■ THE REQUEST
Retype the lines beneath this one, from the first through the line containing "fig = plt.figure(figsize=(4.52, 3.37), dpi=100, facecolor=bg)". Pictures are left out.

■ ENTRIES PROVIDED
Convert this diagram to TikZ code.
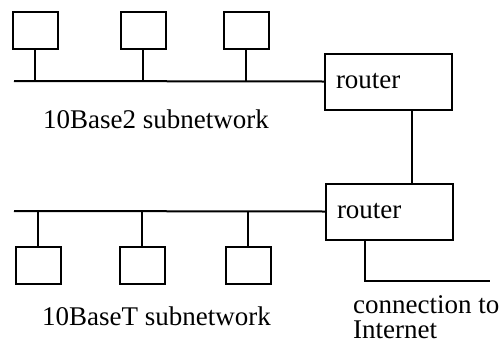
\documentclass[tikz,border=0pt]{standalone}
\usepackage{fontspec}
\setmainfont{Liberation Serif}
\usepackage{tikz}
\usetikzlibrary{positioning, calc}
\tikzstyle{wire} = [line width=2pt]

\begin{document}
\begin{tikzpicture}[
    x=1pt, y=-1pt,
    font=\fontsize{27}{25}\selectfont,
    host/.style={draw, line width=2pt, minimum width=45pt, minimum height=37pt, inner sep=0pt},
    router/.style={draw, line width=2pt, minimum height=56pt, text width=105pt, inner xsep=11pt, inner ysep=0pt, align=left},
    caption/.style={anchor=base west, inner sep=0pt},
]
    \useasboundingbox (0,0) rectangle (504,346);

    % Routers
    \node[router] (R-1) at (388.5,81.5) {router};
    \node[router] (R-2) at (389.5,211.5) {router};
    \draw[wire] ([xshift=23pt]R-1.south) -- ([xshift=22pt]R-2.north);

    % 10Base2 subnetwork
    \coordinate (busA) at (14,81);
    \draw[wire] (busA) -- (R-1.west);
    \foreach \x [count=\i] in {35,143,246}
        \node[host] (A-\i) at (\x,30.5) {};
    \foreach \i in {1,...,3}
        \draw[wire] (A-\i.south) -- (A-\i.south |- busA);

    % 10BaseT subnetwork
    \coordinate (busB) at (14,211);
    \draw[wire] (busB) -- (R-2.west);
    \foreach \x [count=\i] in {38,142,248}
        \node[host] (B-\i) at (\x,265.5) {};
    \foreach \i in {1,...,3}
        \draw[wire] (B-\i.north) -- (B-\i.north |- busB);

    % Internet link
    \coordinate (net) at (490,281);
    \draw[wire] ([xshift=-25pt]R-2.south) |- (net);

    % Labels
    \node[caption] (lab-A) at (43,128) {10Base2 subnetwork};
    \node[caption] (lab-B) at (42,325) {10BaseT subnetwork};
    \node[caption] (lab-net) at (353,313) {connection to};
    \node[caption] (lab-net2) at (353,338) {Internet};
\end{tikzpicture}
\end{document}
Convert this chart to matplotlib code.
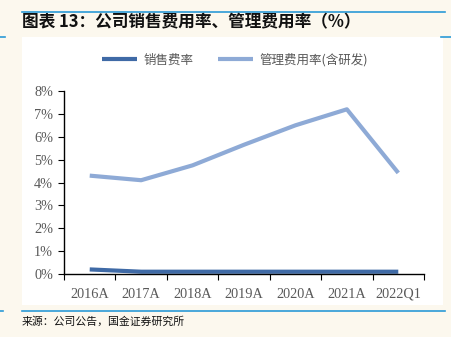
import matplotlib.pyplot as plt
from matplotlib.ticker import FuncFormatter

plt.rcParams['font.family'] = ['Noto Sans CJK SC', 'DejaVu Sans']

periods = ['2016A', '2017A', '2018A', '2019A', '2020A', '2021A', '2022Q1']
sales_rate = [0.20, 0.10, 0.10, 0.10, 0.10, 0.10, 0.10]
admin_rate = [4.30, 4.10, 4.75, 5.65, 6.50, 7.20, 4.42]

bg = '#fcf8ee'
rule = '#2b9ad6'
dark_blue = '#3f6aa6'
light_blue = '#8eaad6'
grey = '#595959'

fig = plt.figure(figsize=(4.52, 3.37), dpi=100, facecolor=bg)

# white chart panel
panel = fig.add_axes([22/452, 1 - 305/337, 421/452, 268/337])
panel.set_facecolor('white')
panel.set_xticks([])
panel.set_yticks([])
for s in panel.spines.values():
    s.set_visible(False)

# blue rules around the title and source
fig.add_artist(plt.Line2D([22/452, 445/452], [1 - 12/337] * 2, color=rule, lw=1.2))
fig.add_artist(plt.Line2D([0, 5/452], [1 - 37/337] * 2, color=rule, lw=1.2))
fig.add_artist(plt.Line2D([441/452, 1], [1 - 37/337] * 2, color=rule, lw=1.2))
fig.add_artist(plt.Line2D([22/452, 445/452], [1 - 311/337] * 2, color=rule, lw=1.2))
fig.add_artist(plt.Line2D([0, 3/452], [1 - 311/337] * 2, color=rule, lw=1.2))

fig.text(22/452, 1 - 22/337, '图表 13：公司销售费用率、管理费用率（%）', fontsize=12,
         fontweight='bold', style='italic', va='center', ha='left', color='#111111')
fig.text(22/452, 1 - 322/337, '来源：公司公告，国金证券研究所', fontsize=7.8,
         va='center', ha='left', color='#111111')

ax = fig.add_axes([64/452, 1 - 274/337, 360/452, 183/337])
ax.set_facecolor('none')
x = range(len(periods))
ax.plot(x, sales_rate, color=dark_blue, lw=3, label='销售费率', solid_capstyle='butt')
ax.plot(x, admin_rate, color=light_blue, lw=3, label='管理费用率(含研发)', solid_capstyle='butt')

ax.set_xlim(-0.5, len(periods) - 0.5)
ax.set_ylim(0, 8)
ax.set_yticks(range(0, 9))
ax.yaxis.set_major_formatter(FuncFormatter(lambda v, p: f'{int(v)}%'))
ax.set_xticks([i - 0.5 for i in range(len(periods) + 1)], minor=False)
ax.set_xticklabels([])
ax.set_xticks(list(x), minor=True)
ax.set_xticklabels(periods, minor=True)
ax.tick_params(axis='x', which='minor', length=0, pad=17)
ax.tick_params(axis='x', which='major', length=4, direction='out', color='black')
ax.tick_params(axis='y', length=4, direction='out', color='black', pad=4)
for lab in ax.get_xticklabels(minor=True):
    lab.set_verticalalignment('baseline')
for lab in ax.get_xticklabels(minor=True) + ax.get_yticklabels():
    lab.set_fontfamily(['Liberation Serif'])
    lab.set_fontsize(10.3)
    lab.set_color(grey)
ax.spines['top'].set_visible(False)
ax.spines['right'].set_visible(False)
ax.spines['left'].set_linewidth(1)
ax.spines['bottom'].set_linewidth(1)

leg = fig.legend(loc='center', bbox_to_anchor=(235/452, 1 - 60/337), ncol=2, frameon=False,
                 fontsize=9, handlelength=2.8, handletextpad=0.5, columnspacing=2.0)
for t in leg.get_texts():
    t.set_color(grey)

fig.savefig('out.png', dpi=100, facecolor=bg)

■ FINISHED EXERCISE
Convert this diagram to TikZ code.
\documentclass[tikz,border=0pt]{standalone}
\usepackage{fontspec}
\setmainfont{Liberation Serif}
\usepackage{tikz}
\usetikzlibrary{positioning, calc}
\tikzstyle{wire} = [line width=2pt]

\begin{document}
\begin{tikzpicture}[
    x=1pt, y=-1pt,
    font=\fontsize{27}{25}\selectfont,
    host/.style={draw, line width=2pt, minimum width=45pt, minimum height=37pt, inner sep=0pt},
    router/.style={draw, line width=2pt, minimum height=56pt, text width=105pt, inner xsep=11pt, inner ysep=0pt, align=left},
    caption/.style={anchor=base west, inner sep=0pt},
]
    \useasboundingbox (0,0) rectangle (504,346);

    % Routers
    \node[router] (R-1) at (388.5,81.5) {router};
    \node[router] (R-2) at (389.5,211.5) {router};
    \draw[wire] ([xshift=23pt]R-1.south) -- ([xshift=22pt]R-2.north);

    % 10Base2 subnetwork
    \coordinate (busA) at (14,81);
    \draw[wire] (busA) -- (R-1.west);
    \foreach \x [count=\i] in {35,143,246}
        \node[host] (A-\i) at (\x,30.5) {};
    \foreach \i in {1,...,3}
        \draw[wire] (A-\i.south) -- (A-\i.south |- busA);

    % 10BaseT subnetwork
    \coordinate (busB) at (14,211);
    \draw[wire] (busB) -- (R-2.west);
    \foreach \x [count=\i] in {38,142,248}
        \node[host] (B-\i) at (\x,265.5) {};
    \foreach \i in {1,...,3}
        \draw[wire] (B-\i.north) -- (B-\i.north |- busB);

    % Internet link
    \coordinate (net) at (490,281);
    \draw[wire] ([xshift=-25pt]R-2.south) |- (net);

    % Labels
    \node[caption] (lab-A) at (43,128) {10Base2 subnetwork};
    \node[caption] (lab-B) at (42,325) {10BaseT subnetwork};
    \node[caption] (lab-net) at (353,313) {connection to};
    \node[caption] (lab-net2) at (353,338) {Internet};
\end{tikzpicture}
\end{document}
Convert this chart to matplotlib code.
import matplotlib.pyplot as plt
from matplotlib.ticker import FuncFormatter

plt.rcParams['font.family'] = ['Noto Sans CJK SC', 'DejaVu Sans']

periods = ['2016A', '2017A', '2018A', '2019A', '2020A', '2021A', '2022Q1']
sales_rate = [0.20, 0.10, 0.10, 0.10, 0.10, 0.10, 0.10]
admin_rate = [4.30, 4.10, 4.75, 5.65, 6.50, 7.20, 4.42]

bg = '#fcf8ee'
rule = '#2b9ad6'
dark_blue = '#3f6aa6'
light_blue = '#8eaad6'
grey = '#595959'

fig = plt.figure(figsize=(4.52, 3.37), dpi=100, facecolor=bg)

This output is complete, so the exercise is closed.